Publication

  • Dialectic VIII: Subverting – Unmaking Architecture
    Michael Abrahamson and Ole W. Fischer
    Editors
    Ashley Bigham, Claire Bosmans, Chris Cornelius, Lisa Henry, Seung-Youp Lee, James Miller, Eric Nay, Colin Ripley, Chelsea Wait, and Annelies de Smet
    Contributors
    ORO Editions, 2021
  • GRANTEE
    University of Utah-School of Architecture
    GRANT YEAR
    2020

Claire Bosmans, Héliport plinth, 2019. A few steps leading to a closed vitrine formerly connected to the building’s inner distribution: (a) collage & (b) plan. Courtesy Claire Bosmans

The eighth thematic issue of Dialectic asks the reader to imagine possible ways to subvert architecture. Or to employ architecture as means of subversion. Seven articles from international authors at different levels of their academic careers and two guiding editorials invite the reader to reflect upon the various ways how architecture, normally conceived of as expression of power and elites, undermines and undoes exactly this taken-for-granted affirmatively. Divided in three sections, the first explores lessons from scholarship and design from the “field school” in Milwaukee, social housing in Brussels, and informal open-air bazars in Ukraine. Section two critiques instrumentalized architectural knowledge, such as sustainability and the medium of drawing, particularly from an indigenous perspective. The final section wrestles with fundamental concepts of the architectural discipline: with the normalized, male body and architecture’s relationship with the ground.

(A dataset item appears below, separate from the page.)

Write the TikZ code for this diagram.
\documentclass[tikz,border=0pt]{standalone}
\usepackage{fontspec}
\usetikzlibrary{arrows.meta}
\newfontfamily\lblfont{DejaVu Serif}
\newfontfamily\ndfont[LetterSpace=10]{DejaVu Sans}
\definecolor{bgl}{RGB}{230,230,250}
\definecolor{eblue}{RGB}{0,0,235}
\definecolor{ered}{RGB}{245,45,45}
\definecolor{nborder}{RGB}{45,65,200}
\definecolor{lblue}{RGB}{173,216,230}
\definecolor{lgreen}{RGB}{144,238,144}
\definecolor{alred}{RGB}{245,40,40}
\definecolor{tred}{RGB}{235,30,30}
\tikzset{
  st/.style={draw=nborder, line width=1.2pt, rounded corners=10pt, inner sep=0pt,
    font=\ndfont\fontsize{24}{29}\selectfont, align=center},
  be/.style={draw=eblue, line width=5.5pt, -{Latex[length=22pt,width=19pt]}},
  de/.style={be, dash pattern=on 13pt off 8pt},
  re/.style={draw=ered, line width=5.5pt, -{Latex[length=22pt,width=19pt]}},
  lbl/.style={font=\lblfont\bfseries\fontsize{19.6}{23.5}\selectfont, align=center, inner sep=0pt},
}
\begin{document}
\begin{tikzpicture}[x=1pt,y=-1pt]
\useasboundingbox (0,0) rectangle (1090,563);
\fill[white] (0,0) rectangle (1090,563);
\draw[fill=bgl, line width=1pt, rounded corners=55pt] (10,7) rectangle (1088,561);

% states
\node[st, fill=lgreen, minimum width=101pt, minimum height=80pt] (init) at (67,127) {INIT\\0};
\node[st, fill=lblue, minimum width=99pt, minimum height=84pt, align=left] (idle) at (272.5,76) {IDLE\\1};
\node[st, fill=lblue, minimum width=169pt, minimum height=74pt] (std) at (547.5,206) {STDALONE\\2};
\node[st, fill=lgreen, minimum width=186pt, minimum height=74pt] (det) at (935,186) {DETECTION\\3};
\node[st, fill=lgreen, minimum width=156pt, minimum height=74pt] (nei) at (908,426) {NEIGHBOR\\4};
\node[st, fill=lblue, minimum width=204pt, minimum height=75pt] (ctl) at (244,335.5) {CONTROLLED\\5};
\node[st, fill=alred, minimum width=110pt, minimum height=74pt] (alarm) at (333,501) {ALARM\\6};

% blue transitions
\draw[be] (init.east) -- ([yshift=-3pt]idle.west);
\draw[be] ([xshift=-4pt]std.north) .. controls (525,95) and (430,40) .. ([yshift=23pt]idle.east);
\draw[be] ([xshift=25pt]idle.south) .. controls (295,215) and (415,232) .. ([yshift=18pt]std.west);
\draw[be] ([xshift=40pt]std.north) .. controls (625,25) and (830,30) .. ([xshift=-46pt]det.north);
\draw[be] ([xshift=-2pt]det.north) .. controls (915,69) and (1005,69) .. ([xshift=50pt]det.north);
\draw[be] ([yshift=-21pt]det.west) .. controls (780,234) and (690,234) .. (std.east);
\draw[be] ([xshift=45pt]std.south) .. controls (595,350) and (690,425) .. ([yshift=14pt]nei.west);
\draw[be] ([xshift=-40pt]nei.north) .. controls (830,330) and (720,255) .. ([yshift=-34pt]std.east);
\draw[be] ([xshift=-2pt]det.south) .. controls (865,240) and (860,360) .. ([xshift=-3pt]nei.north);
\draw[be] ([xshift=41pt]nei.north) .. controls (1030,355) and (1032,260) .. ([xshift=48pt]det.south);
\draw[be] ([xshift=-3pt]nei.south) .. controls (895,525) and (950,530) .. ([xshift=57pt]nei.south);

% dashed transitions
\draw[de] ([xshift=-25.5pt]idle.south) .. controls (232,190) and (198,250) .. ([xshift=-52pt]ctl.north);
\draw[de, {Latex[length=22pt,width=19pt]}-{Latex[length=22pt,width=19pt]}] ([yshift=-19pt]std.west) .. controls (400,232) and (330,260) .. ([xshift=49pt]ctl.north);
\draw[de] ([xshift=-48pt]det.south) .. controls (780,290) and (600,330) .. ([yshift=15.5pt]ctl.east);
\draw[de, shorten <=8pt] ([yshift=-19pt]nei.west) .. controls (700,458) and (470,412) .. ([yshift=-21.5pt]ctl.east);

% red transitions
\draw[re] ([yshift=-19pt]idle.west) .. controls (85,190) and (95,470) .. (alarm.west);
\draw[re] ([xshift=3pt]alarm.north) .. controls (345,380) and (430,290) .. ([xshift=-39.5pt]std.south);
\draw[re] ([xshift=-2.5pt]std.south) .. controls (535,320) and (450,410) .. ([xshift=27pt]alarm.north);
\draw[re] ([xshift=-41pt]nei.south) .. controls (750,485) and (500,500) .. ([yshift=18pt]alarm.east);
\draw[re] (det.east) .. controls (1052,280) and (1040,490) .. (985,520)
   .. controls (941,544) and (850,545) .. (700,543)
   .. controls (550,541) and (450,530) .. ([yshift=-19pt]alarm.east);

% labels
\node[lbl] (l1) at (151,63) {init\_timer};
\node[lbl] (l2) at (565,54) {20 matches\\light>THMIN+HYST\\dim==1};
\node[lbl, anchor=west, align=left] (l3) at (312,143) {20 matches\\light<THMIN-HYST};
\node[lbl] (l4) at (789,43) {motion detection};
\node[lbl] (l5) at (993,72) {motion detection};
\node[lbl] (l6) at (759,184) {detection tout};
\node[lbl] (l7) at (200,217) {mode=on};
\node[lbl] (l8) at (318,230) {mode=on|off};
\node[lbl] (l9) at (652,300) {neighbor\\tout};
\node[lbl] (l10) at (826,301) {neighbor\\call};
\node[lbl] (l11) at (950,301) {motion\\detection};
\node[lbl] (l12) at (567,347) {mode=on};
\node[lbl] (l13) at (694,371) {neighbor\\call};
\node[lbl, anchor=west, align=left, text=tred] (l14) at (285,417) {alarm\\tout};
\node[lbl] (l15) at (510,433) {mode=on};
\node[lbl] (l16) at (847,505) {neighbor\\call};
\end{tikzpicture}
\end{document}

Michael Abrahamson is an architectural historian and critic whose research explores the materiality of buildings and the methods of architectural practice across the twentieth century. His dissertation at the University of Michigan centered on the important late modernist architectural firm Gunnar Birkerts and Associates, and Abrahamson has also written about the Detroit firm Albert Kahn Associates as well as Brutalism in North America. In these and other research projects, he explores the systems of creativity, subordination, and legitimation that underwrite the creation of architecture. Abrahamson is currently visiting assistant professor of architecture at the University of Utah.

Ole W. Fischer is an architectural theoretician, historian, critic, curator, and associate professor as well as associate director of the University of Utah’s School of Architecture. Before his appointment in 2010, he conducted research and teaching at the ETH Zurich, Harvard Graduate School of Design, Massachusetts Institute of Technology, and Rhode Island School of Design, and since then held visiting appointments at the TU Vienna and the TU Graz. He lectured and published internationally on history, theory, and criticism of architecture, art and culture, amongst others in: Archithese, Werk, the Journal  of the Society of Architectural Historians, MIT Thresholds, Arch+, AnArchitektur, GAM, Umeni, Beyond, West 86th, Framework, and Log. He contributed chapters to numerous books, such as The SAGE Handbook of Architectural Theory (eds. Greig Crysler, Stephen Cairns, Hilde Heynen; SAGE Publications, 2012) and This Thing called Theory (eds. Teresa Stoppani, Giorgio Ponzo, George Themistokleous; Taylor and Francis, 2016). He is the author of Nietzsches Schatten (Gebruder Mann Verlag, 2012) and coeditor of the peer-reviewed architecture journal Dialectic (since 2011–12).

The School of Architecture of the University of Utah (SoA) is the leading regional center for promoting the value of architecture through education. Our vision is to effect a transformation in attitude toward architecture. Founded in 1949, SoA is dedicated to addressing the social and environmental responsibilities of architecture through community engagement and speculation into alternative forms of practice.